### TASK BRIEF
Leave out any picture and return the remaining listing below exactly as given.

### DATA
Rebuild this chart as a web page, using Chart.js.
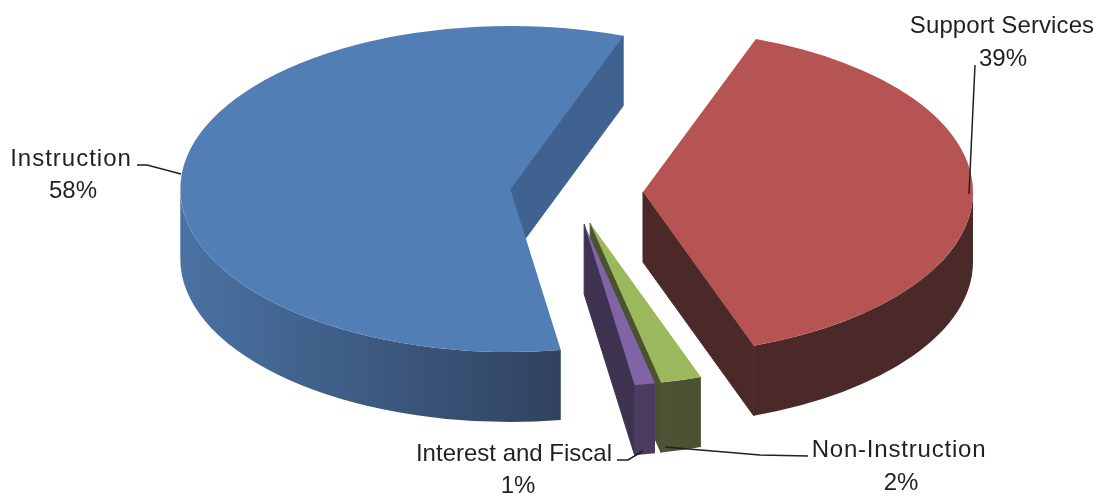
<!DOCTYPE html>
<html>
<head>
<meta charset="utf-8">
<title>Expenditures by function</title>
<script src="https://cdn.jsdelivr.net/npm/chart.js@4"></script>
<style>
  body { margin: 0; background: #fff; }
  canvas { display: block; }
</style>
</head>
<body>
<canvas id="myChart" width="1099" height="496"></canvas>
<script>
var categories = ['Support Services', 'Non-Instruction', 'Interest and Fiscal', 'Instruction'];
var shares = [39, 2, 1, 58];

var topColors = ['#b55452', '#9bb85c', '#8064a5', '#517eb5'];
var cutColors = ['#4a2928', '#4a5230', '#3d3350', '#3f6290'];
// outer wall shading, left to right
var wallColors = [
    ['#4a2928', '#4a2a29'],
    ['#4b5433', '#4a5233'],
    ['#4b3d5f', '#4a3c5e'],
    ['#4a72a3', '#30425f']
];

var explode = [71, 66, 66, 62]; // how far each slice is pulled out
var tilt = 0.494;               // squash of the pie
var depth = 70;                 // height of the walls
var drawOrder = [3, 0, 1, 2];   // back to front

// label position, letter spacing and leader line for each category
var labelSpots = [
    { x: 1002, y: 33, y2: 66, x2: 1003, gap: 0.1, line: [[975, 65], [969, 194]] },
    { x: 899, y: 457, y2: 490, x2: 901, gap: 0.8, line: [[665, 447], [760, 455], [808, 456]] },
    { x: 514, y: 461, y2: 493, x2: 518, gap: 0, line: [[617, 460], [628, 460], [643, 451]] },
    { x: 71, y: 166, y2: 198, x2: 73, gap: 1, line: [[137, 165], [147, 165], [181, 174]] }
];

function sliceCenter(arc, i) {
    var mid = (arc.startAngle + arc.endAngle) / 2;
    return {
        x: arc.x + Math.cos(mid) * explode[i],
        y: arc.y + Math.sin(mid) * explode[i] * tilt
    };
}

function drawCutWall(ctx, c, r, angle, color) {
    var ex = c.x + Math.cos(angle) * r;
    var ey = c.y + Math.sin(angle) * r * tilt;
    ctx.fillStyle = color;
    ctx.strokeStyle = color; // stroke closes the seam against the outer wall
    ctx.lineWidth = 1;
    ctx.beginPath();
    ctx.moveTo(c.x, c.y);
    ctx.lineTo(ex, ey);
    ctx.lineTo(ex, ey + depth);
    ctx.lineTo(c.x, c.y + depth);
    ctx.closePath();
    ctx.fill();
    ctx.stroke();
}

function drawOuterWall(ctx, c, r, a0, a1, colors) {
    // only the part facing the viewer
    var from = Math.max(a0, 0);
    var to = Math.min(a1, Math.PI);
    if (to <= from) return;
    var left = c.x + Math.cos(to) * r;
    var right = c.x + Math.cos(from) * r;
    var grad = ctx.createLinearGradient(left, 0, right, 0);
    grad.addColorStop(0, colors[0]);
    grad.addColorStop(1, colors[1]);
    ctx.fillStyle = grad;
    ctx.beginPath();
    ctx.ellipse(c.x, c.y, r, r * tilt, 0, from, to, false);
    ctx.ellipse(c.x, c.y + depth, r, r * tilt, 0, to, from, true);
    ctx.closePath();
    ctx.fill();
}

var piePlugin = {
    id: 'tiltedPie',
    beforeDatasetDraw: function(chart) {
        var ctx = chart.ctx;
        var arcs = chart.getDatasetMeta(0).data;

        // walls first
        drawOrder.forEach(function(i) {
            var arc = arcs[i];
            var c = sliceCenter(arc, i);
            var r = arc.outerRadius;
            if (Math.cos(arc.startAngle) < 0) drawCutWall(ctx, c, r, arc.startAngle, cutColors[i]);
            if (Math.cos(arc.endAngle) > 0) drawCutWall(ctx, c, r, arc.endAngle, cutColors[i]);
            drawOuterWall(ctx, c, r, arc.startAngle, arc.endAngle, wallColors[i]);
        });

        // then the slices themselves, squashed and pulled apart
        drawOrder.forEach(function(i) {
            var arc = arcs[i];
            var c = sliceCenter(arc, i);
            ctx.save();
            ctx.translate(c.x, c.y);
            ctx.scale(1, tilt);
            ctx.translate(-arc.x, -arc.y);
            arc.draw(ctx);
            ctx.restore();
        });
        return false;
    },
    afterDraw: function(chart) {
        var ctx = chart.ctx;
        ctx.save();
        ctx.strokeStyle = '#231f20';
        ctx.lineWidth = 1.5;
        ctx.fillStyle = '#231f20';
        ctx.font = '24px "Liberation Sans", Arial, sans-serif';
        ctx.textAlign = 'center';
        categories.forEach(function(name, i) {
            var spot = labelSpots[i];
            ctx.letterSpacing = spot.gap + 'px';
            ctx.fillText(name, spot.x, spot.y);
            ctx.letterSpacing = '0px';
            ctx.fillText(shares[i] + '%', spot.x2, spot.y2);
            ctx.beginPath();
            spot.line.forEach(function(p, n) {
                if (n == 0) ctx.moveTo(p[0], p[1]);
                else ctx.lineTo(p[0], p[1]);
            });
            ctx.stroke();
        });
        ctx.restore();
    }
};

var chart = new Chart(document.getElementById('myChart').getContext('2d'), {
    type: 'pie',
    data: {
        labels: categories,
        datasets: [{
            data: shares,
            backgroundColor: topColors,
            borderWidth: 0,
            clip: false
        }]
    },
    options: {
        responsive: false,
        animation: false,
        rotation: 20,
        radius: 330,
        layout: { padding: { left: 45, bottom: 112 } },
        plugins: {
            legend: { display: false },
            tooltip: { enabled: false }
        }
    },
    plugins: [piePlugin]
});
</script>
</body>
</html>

### WORKED SOLUTION
Rebuild this chart as a web page, using Chart.js.
<!DOCTYPE html>
<html>
<head>
<meta charset="utf-8">
<title>Expenditures by function</title>
<script src="https://cdn.jsdelivr.net/npm/chart.js@4"></script>
<style>
  body { margin: 0; background: #fff; }
  canvas { display: block; }
</style>
</head>
<body>
<canvas id="myChart" width="1099" height="496"></canvas>
<script>
var categories = ['Support Services', 'Non-Instruction', 'Interest and Fiscal', 'Instruction'];
var shares = [39, 2, 1, 58];

var topColors = ['#b55452', '#9bb85c', '#8064a5', '#517eb5'];
var cutColors = ['#4a2928', '#4a5230', '#3d3350', '#3f6290'];
// outer wall shading, left to right
var wallColors = [
    ['#4a2928', '#4a2a29'],
    ['#4b5433', '#4a5233'],
    ['#4b3d5f', '#4a3c5e'],
    ['#4a72a3', '#30425f']
];

var explode = [71, 66, 66, 62]; // how far each slice is pulled out
var tilt = 0.494;               // squash of the pie
var depth = 70;                 // height of the walls
var drawOrder = [3, 0, 1, 2];   // back to front

// label position, letter spacing and leader line for each category
var labelSpots = [
    { x: 1002, y: 33, y2: 66, x2: 1003, gap: 0.1, line: [[975, 65], [969, 194]] },
    { x: 899, y: 457, y2: 490, x2: 901, gap: 0.8, line: [[665, 447], [760, 455], [808, 456]] },
    { x: 514, y: 461, y2: 493, x2: 518, gap: 0, line: [[617, 460], [628, 460], [643, 451]] },
    { x: 71, y: 166, y2: 198, x2: 73, gap: 1, line: [[137, 165], [147, 165], [181, 174]] }
];

function sliceCenter(arc, i) {
    var mid = (arc.startAngle + arc.endAngle) / 2;
    return {
        x: arc.x + Math.cos(mid) * explode[i],
        y: arc.y + Math.sin(mid) * explode[i] * tilt
    };
}

function drawCutWall(ctx, c, r, angle, color) {
    var ex = c.x + Math.cos(angle) * r;
    var ey = c.y + Math.sin(angle) * r * tilt;
    ctx.fillStyle = color;
    ctx.strokeStyle = color; // stroke closes the seam against the outer wall
    ctx.lineWidth = 1;
    ctx.beginPath();
    ctx.moveTo(c.x, c.y);
    ctx.lineTo(ex, ey);
    ctx.lineTo(ex, ey + depth);
    ctx.lineTo(c.x, c.y + depth);
    ctx.closePath();
    ctx.fill();
    ctx.stroke();
}

function drawOuterWall(ctx, c, r, a0, a1, colors) {
    // only the part facing the viewer
    var from = Math.max(a0, 0);
    var to = Math.min(a1, Math.PI);
    if (to <= from) return;
    var left = c.x + Math.cos(to) * r;
    var right = c.x + Math.cos(from) * r;
    var grad = ctx.createLinearGradient(left, 0, right, 0);
    grad.addColorStop(0, colors[0]);
    grad.addColorStop(1, colors[1]);
    ctx.fillStyle = grad;
    ctx.beginPath();
    ctx.ellipse(c.x, c.y, r, r * tilt, 0, from, to, false);
    ctx.ellipse(c.x, c.y + depth, r, r * tilt, 0, to, from, true);
    ctx.closePath();
    ctx.fill();
}

var piePlugin = {
    id: 'tiltedPie',
    beforeDatasetDraw: function(chart) {
        var ctx = chart.ctx;
        var arcs = chart.getDatasetMeta(0).data;

        // walls first
        drawOrder.forEach(function(i) {
            var arc = arcs[i];
            var c = sliceCenter(arc, i);
            var r = arc.outerRadius;
            if (Math.cos(arc.startAngle) < 0) drawCutWall(ctx, c, r, arc.startAngle, cutColors[i]);
            if (Math.cos(arc.endAngle) > 0) drawCutWall(ctx, c, r, arc.endAngle, cutColors[i]);
            drawOuterWall(ctx, c, r, arc.startAngle, arc.endAngle, wallColors[i]);
        });

        // then the slices themselves, squashed and pulled apart
        drawOrder.forEach(function(i) {
            var arc = arcs[i];
            var c = sliceCenter(arc, i);
            ctx.save();
            ctx.translate(c.x, c.y);
            ctx.scale(1, tilt);
            ctx.translate(-arc.x, -arc.y);
            arc.draw(ctx);
            ctx.restore();
        });
        return false;
    },
    afterDraw: function(chart) {
        var ctx = chart.ctx;
        ctx.save();
        ctx.strokeStyle = '#231f20';
        ctx.lineWidth = 1.5;
        ctx.fillStyle = '#231f20';
        ctx.font = '24px "Liberation Sans", Arial, sans-serif';
        ctx.textAlign = 'center';
        categories.forEach(function(name, i) {
            var spot = labelSpots[i];
            ctx.letterSpacing = spot.gap + 'px';
            ctx.fillText(name, spot.x, spot.y);
            ctx.letterSpacing = '0px';
            ctx.fillText(shares[i] + '%', spot.x2, spot.y2);
            ctx.beginPath();
            spot.line.forEach(function(p, n) {
                if (n == 0) ctx.moveTo(p[0], p[1]);
                else ctx.lineTo(p[0], p[1]);
            });
            ctx.stroke();
        });
        ctx.restore();
    }
};

var chart = new Chart(document.getElementById('myChart').getContext('2d'), {
    type: 'pie',
    data: {
        labels: categories,
        datasets: [{
            data: shares,
            backgroundColor: topColors,
            borderWidth: 0,
            clip: false
        }]
    },
    options: {
        responsive: false,
        animation: false,
        rotation: 20,
        radius: 330,
        layout: { padding: { left: 45, bottom: 112 } },
        plugins: {
            legend: { display: false },
            tooltip: { enabled: false }
        }
    },
    plugins: [piePlugin]
});
</script>
</body>
</html>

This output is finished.